-- What is asked --
Pictures aside, quote the whole listing exactly.
──────── Available data ────────
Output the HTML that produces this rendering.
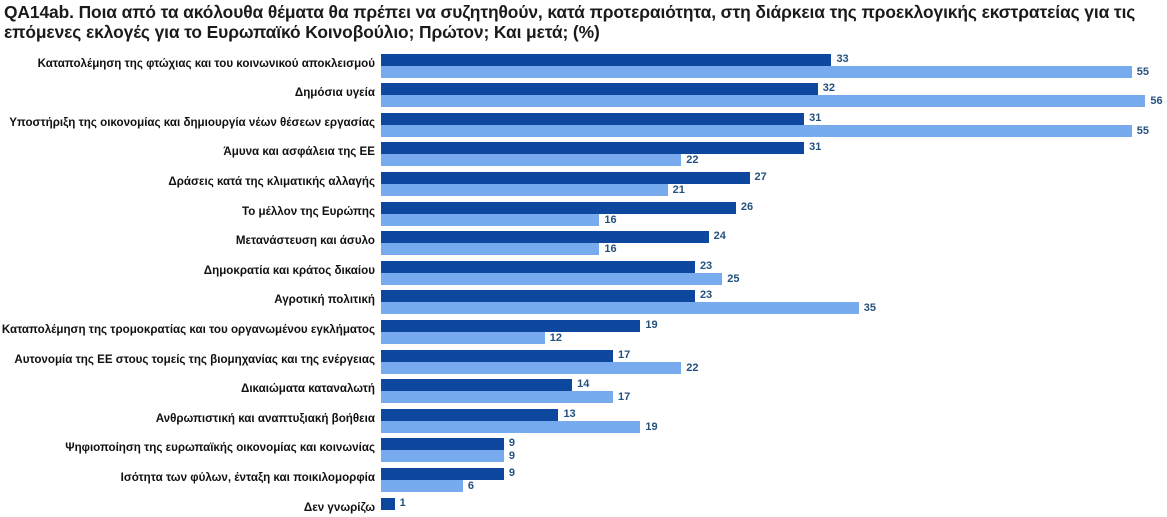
<!DOCTYPE html>
<html><head><meta charset="utf-8"><style>
body{margin:0;width:1167px;height:517px;background:#fff;font-family:"Liberation Sans","DejaVu Sans",sans-serif;position:relative;overflow:hidden}
.t{position:absolute;left:4px;top:2px;font-size:17.4px;font-weight:bold;color:#1a1a1a;line-height:20px;letter-spacing:-0.1px}
.l{position:absolute;right:792px;font-size:11.6px;color:#111;white-space:nowrap;font-weight:bold}
.b{position:absolute;left:381px}
.d{background:#0d479e;height:12px}
.g{background:#78aaee;height:12px}
.v{position:absolute;font-size:11px;font-weight:bold;color:#24527e}
</style></head><body>
<div class="t">QA14ab. Ποια από τα ακόλουθα θέματα θα πρέπει να συζητηθούν, κατά προτεραιότητα, στη διάρκεια της προεκλογικής εκστρατείας για τις<br>επόμενες εκλογές για το Ευρωπαϊκό Κοινοβούλιο; Πρώτον; Και μετά; (%)</div>
<div id="c"></div>
<script>
var d=[["Καταπολέμηση της φτώχιας και του κοινωνικού αποκλεισμού",33,55],["Δημόσια υγεία",32,56],["Υποστήριξη της οικονομίας και δημιουργία νέων θέσεων εργασίας",31,55],["Άμυνα και ασφάλεια της ΕΕ",31,22],["Δράσεις κατά της κλιματικής αλλαγής",27,21],["Το μέλλον της Ευρώπης",26,16],["Μετανάστευση και άσυλο",24,16],["Δημοκρατία και κράτος δικαίου",23,25],["Αγροτική πολιτική",23,35],["Καταπολέμηση της τρομοκρατίας και του οργανωμένου εγκλήματος",19,12],["Αυτονομία της ΕΕ στους τομείς της βιομηχανίας και της ενέργειας",17,22],["Δικαιώματα καταναλωτή",14,17],["Ανθρωπιστική και αναπτυξιακή βοήθεια",13,19],["Ψηφιοποίηση της ευρωπαϊκής οικονομίας και κοινωνίας",9,9],["Ισότητα των φύλων, ένταξη και ποικιλομορφία",9,6],["Δεν γνωρίζω",1,null]];
var h="",s=13.65;
d.forEach(function(r,i){var y=53.5+i*29.6;
h+='<div class="l" style="top:'+(y+3)+'px">'+r[0]+'</div>';
h+='<div class="b d" style="top:'+y+'px;width:'+(r[1]*s)+'px"></div>';
h+='<div class="v" style="top:'+(y-1)+'px;left:'+(381+r[1]*s+5)+'px">'+r[1]+'</div>';
if(r[2]!=null){h+='<div class="b g" style="top:'+(y+12)+'px;width:'+(r[2]*s)+'px"></div>';
h+='<div class="v" style="top:'+(y+12)+'px;left:'+(381+r[2]*s+5)+'px">'+r[2]+'</div>';}
});
document.getElementById("c").innerHTML=h;
</script>
</body></html>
────────
-- Task solution --
Output the HTML that produces this rendering.
<!DOCTYPE html>
<html><head><meta charset="utf-8"><style>
body{margin:0;width:1167px;height:517px;background:#fff;font-family:"Liberation Sans","DejaVu Sans",sans-serif;position:relative;overflow:hidden}
.t{position:absolute;left:4px;top:2px;font-size:17.4px;font-weight:bold;color:#1a1a1a;line-height:20px;letter-spacing:-0.1px}
.l{position:absolute;right:792px;font-size:11.6px;color:#111;white-space:nowrap;font-weight:bold}
.b{position:absolute;left:381px}
.d{background:#0d479e;height:12px}
.g{background:#78aaee;height:12px}
.v{position:absolute;font-size:11px;font-weight:bold;color:#24527e}
</style></head><body>
<div class="t">QA14ab. Ποια από τα ακόλουθα θέματα θα πρέπει να συζητηθούν, κατά προτεραιότητα, στη διάρκεια της προεκλογικής εκστρατείας για τις<br>επόμενες εκλογές για το Ευρωπαϊκό Κοινοβούλιο; Πρώτον; Και μετά; (%)</div>
<div id="c"></div>
<script>
var d=[["Καταπολέμηση της φτώχιας και του κοινωνικού αποκλεισμού",33,55],["Δημόσια υγεία",32,56],["Υποστήριξη της οικονομίας και δημιουργία νέων θέσεων εργασίας",31,55],["Άμυνα και ασφάλεια της ΕΕ",31,22],["Δράσεις κατά της κλιματικής αλλαγής",27,21],["Το μέλλον της Ευρώπης",26,16],["Μετανάστευση και άσυλο",24,16],["Δημοκρατία και κράτος δικαίου",23,25],["Αγροτική πολιτική",23,35],["Καταπολέμηση της τρομοκρατίας και του οργανωμένου εγκλήματος",19,12],["Αυτονομία της ΕΕ στους τομείς της βιομηχανίας και της ενέργειας",17,22],["Δικαιώματα καταναλωτή",14,17],["Ανθρωπιστική και αναπτυξιακή βοήθεια",13,19],["Ψηφιοποίηση της ευρωπαϊκής οικονομίας και κοινωνίας",9,9],["Ισότητα των φύλων, ένταξη και ποικιλομορφία",9,6],["Δεν γνωρίζω",1,null]];
var h="",s=13.65;
d.forEach(function(r,i){var y=53.5+i*29.6;
h+='<div class="l" style="top:'+(y+3)+'px">'+r[0]+'</div>';
h+='<div class="b d" style="top:'+y+'px;width:'+(r[1]*s)+'px"></div>';
h+='<div class="v" style="top:'+(y-1)+'px;left:'+(381+r[1]*s+5)+'px">'+r[1]+'</div>';
if(r[2]!=null){h+='<div class="b g" style="top:'+(y+12)+'px;width:'+(r[2]*s)+'px"></div>';
h+='<div class="v" style="top:'+(y+12)+'px;left:'+(381+r[2]*s+5)+'px">'+r[2]+'</div>';}
});
document.getElementById("c").innerHTML=h;
</script>
</body></html>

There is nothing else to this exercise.